Goal of the exercise: Retype each line of the material exactly, please, skipping any picture in it.

Given material:
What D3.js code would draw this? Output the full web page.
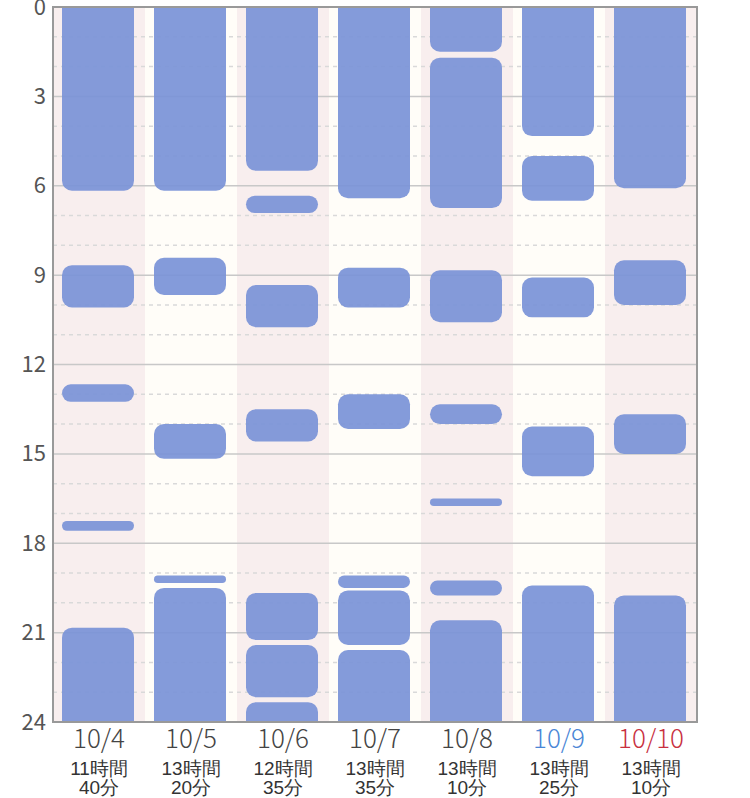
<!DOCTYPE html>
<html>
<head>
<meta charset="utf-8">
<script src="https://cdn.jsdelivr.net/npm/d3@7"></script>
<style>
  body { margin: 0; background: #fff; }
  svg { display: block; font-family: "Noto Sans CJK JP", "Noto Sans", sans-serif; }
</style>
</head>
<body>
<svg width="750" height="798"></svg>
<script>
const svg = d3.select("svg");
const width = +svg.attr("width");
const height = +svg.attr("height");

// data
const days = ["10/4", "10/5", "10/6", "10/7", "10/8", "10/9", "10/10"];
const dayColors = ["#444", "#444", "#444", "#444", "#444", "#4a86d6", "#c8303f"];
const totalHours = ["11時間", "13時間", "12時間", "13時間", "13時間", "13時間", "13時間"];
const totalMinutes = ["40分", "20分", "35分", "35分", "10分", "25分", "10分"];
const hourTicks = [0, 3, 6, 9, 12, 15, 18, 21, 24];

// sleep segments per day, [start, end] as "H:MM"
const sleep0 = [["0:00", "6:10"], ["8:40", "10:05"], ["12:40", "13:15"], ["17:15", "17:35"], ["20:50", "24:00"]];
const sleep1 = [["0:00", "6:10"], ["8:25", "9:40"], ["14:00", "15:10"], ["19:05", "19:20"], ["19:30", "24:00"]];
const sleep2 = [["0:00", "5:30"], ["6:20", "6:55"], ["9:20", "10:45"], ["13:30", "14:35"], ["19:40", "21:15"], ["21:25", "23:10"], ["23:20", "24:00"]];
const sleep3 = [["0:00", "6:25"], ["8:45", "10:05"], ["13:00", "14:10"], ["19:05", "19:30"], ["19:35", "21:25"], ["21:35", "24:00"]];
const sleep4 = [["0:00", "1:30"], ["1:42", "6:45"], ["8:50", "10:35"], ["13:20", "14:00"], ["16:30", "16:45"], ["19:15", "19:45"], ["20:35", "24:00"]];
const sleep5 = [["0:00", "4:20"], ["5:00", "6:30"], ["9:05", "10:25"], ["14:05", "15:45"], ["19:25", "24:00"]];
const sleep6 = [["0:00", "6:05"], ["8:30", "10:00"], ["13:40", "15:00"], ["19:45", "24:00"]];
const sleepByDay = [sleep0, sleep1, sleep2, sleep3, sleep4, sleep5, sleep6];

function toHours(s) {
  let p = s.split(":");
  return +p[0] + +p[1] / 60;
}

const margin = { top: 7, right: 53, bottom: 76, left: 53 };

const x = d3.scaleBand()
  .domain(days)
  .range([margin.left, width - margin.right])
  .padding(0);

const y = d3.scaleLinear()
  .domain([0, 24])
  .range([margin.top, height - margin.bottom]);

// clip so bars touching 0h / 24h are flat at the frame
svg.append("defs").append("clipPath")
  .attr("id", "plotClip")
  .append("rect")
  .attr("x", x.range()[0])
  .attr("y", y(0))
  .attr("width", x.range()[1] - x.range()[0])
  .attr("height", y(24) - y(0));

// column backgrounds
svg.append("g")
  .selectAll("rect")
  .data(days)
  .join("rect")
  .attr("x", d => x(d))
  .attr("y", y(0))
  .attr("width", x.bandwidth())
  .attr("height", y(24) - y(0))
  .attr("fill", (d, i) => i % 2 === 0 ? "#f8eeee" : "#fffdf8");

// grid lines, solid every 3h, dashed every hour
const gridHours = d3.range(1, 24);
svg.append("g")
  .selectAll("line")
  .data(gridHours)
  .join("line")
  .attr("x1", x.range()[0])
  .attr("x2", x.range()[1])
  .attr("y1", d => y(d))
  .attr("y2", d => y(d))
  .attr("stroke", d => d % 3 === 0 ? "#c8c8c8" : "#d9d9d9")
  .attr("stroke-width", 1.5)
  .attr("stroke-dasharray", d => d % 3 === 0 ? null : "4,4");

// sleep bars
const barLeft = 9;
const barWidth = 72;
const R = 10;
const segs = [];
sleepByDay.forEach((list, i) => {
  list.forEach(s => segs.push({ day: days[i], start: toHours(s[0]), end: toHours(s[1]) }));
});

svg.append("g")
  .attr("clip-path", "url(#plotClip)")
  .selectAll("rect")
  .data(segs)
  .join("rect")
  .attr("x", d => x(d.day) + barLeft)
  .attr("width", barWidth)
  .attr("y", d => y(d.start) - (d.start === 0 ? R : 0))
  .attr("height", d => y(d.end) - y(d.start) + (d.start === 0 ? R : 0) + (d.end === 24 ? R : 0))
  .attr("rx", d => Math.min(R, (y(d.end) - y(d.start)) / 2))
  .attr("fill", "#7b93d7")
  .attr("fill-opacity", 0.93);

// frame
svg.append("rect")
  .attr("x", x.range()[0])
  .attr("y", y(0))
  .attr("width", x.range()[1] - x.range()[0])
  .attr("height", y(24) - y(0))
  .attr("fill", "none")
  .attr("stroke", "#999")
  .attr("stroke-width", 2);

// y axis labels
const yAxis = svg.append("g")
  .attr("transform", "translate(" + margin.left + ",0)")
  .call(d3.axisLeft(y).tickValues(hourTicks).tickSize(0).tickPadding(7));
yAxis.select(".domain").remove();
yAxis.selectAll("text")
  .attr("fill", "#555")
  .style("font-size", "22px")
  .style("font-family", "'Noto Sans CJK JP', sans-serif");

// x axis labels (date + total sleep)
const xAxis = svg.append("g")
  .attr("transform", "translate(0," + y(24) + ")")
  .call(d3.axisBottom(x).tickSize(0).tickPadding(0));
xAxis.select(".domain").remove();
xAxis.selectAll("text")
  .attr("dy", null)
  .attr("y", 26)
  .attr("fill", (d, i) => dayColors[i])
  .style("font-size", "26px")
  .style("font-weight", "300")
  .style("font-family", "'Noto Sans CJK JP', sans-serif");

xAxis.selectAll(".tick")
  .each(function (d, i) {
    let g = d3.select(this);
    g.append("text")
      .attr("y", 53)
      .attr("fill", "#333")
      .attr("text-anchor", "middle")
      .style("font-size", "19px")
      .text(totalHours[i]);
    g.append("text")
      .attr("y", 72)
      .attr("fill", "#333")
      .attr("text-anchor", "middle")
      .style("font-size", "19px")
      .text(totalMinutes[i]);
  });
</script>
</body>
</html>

Task solution:
What D3.js code would draw this? Output the full web page.
<!DOCTYPE html>
<html>
<head>
<meta charset="utf-8">
<script src="https://cdn.jsdelivr.net/npm/d3@7"></script>
<style>
  body { margin: 0; background: #fff; }
  svg { display: block; font-family: "Noto Sans CJK JP", "Noto Sans", sans-serif; }
</style>
</head>
<body>
<svg width="750" height="798"></svg>
<script>
const svg = d3.select("svg");
const width = +svg.attr("width");
const height = +svg.attr("height");

// data
const days = ["10/4", "10/5", "10/6", "10/7", "10/8", "10/9", "10/10"];
const dayColors = ["#444", "#444", "#444", "#444", "#444", "#4a86d6", "#c8303f"];
const totalHours = ["11時間", "13時間", "12時間", "13時間", "13時間", "13時間", "13時間"];
const totalMinutes = ["40分", "20分", "35分", "35分", "10分", "25分", "10分"];
const hourTicks = [0, 3, 6, 9, 12, 15, 18, 21, 24];

// sleep segments per day, [start, end] as "H:MM"
const sleep0 = [["0:00", "6:10"], ["8:40", "10:05"], ["12:40", "13:15"], ["17:15", "17:35"], ["20:50", "24:00"]];
const sleep1 = [["0:00", "6:10"], ["8:25", "9:40"], ["14:00", "15:10"], ["19:05", "19:20"], ["19:30", "24:00"]];
const sleep2 = [["0:00", "5:30"], ["6:20", "6:55"], ["9:20", "10:45"], ["13:30", "14:35"], ["19:40", "21:15"], ["21:25", "23:10"], ["23:20", "24:00"]];
const sleep3 = [["0:00", "6:25"], ["8:45", "10:05"], ["13:00", "14:10"], ["19:05", "19:30"], ["19:35", "21:25"], ["21:35", "24:00"]];
const sleep4 = [["0:00", "1:30"], ["1:42", "6:45"], ["8:50", "10:35"], ["13:20", "14:00"], ["16:30", "16:45"], ["19:15", "19:45"], ["20:35", "24:00"]];
const sleep5 = [["0:00", "4:20"], ["5:00", "6:30"], ["9:05", "10:25"], ["14:05", "15:45"], ["19:25", "24:00"]];
const sleep6 = [["0:00", "6:05"], ["8:30", "10:00"], ["13:40", "15:00"], ["19:45", "24:00"]];
const sleepByDay = [sleep0, sleep1, sleep2, sleep3, sleep4, sleep5, sleep6];

function toHours(s) {
  let p = s.split(":");
  return +p[0] + +p[1] / 60;
}

const margin = { top: 7, right: 53, bottom: 76, left: 53 };

const x = d3.scaleBand()
  .domain(days)
  .range([margin.left, width - margin.right])
  .padding(0);

const y = d3.scaleLinear()
  .domain([0, 24])
  .range([margin.top, height - margin.bottom]);

// clip so bars touching 0h / 24h are flat at the frame
svg.append("defs").append("clipPath")
  .attr("id", "plotClip")
  .append("rect")
  .attr("x", x.range()[0])
  .attr("y", y(0))
  .attr("width", x.range()[1] - x.range()[0])
  .attr("height", y(24) - y(0));

// column backgrounds
svg.append("g")
  .selectAll("rect")
  .data(days)
  .join("rect")
  .attr("x", d => x(d))
  .attr("y", y(0))
  .attr("width", x.bandwidth())
  .attr("height", y(24) - y(0))
  .attr("fill", (d, i) => i % 2 === 0 ? "#f8eeee" : "#fffdf8");

// grid lines, solid every 3h, dashed every hour
const gridHours = d3.range(1, 24);
svg.append("g")
  .selectAll("line")
  .data(gridHours)
  .join("line")
  .attr("x1", x.range()[0])
  .attr("x2", x.range()[1])
  .attr("y1", d => y(d))
  .attr("y2", d => y(d))
  .attr("stroke", d => d % 3 === 0 ? "#c8c8c8" : "#d9d9d9")
  .attr("stroke-width", 1.5)
  .attr("stroke-dasharray", d => d % 3 === 0 ? null : "4,4");

// sleep bars
const barLeft = 9;
const barWidth = 72;
const R = 10;
const segs = [];
sleepByDay.forEach((list, i) => {
  list.forEach(s => segs.push({ day: days[i], start: toHours(s[0]), end: toHours(s[1]) }));
});

svg.append("g")
  .attr("clip-path", "url(#plotClip)")
  .selectAll("rect")
  .data(segs)
  .join("rect")
  .attr("x", d => x(d.day) + barLeft)
  .attr("width", barWidth)
  .attr("y", d => y(d.start) - (d.start === 0 ? R : 0))
  .attr("height", d => y(d.end) - y(d.start) + (d.start === 0 ? R : 0) + (d.end === 24 ? R : 0))
  .attr("rx", d => Math.min(R, (y(d.end) - y(d.start)) / 2))
  .attr("fill", "#7b93d7")
  .attr("fill-opacity", 0.93);

// frame
svg.append("rect")
  .attr("x", x.range()[0])
  .attr("y", y(0))
  .attr("width", x.range()[1] - x.range()[0])
  .attr("height", y(24) - y(0))
  .attr("fill", "none")
  .attr("stroke", "#999")
  .attr("stroke-width", 2);

// y axis labels
const yAxis = svg.append("g")
  .attr("transform", "translate(" + margin.left + ",0)")
  .call(d3.axisLeft(y).tickValues(hourTicks).tickSize(0).tickPadding(7));
yAxis.select(".domain").remove();
yAxis.selectAll("text")
  .attr("fill", "#555")
  .style("font-size", "22px")
  .style("font-family", "'Noto Sans CJK JP', sans-serif");

// x axis labels (date + total sleep)
const xAxis = svg.append("g")
  .attr("transform", "translate(0," + y(24) + ")")
  .call(d3.axisBottom(x).tickSize(0).tickPadding(0));
xAxis.select(".domain").remove();
xAxis.selectAll("text")
  .attr("dy", null)
  .attr("y", 26)
  .attr("fill", (d, i) => dayColors[i])
  .style("font-size", "26px")
  .style("font-weight", "300")
  .style("font-family", "'Noto Sans CJK JP', sans-serif");

xAxis.selectAll(".tick")
  .each(function (d, i) {
    let g = d3.select(this);
    g.append("text")
      .attr("y", 53)
      .attr("fill", "#333")
      .attr("text-anchor", "middle")
      .style("font-size", "19px")
      .text(totalHours[i]);
    g.append("text")
      .attr("y", 72)
      .attr("fill", "#333")
      .attr("text-anchor", "middle")
      .style("font-size", "19px")
      .text(totalMinutes[i]);
  });
</script>
</body>
</html>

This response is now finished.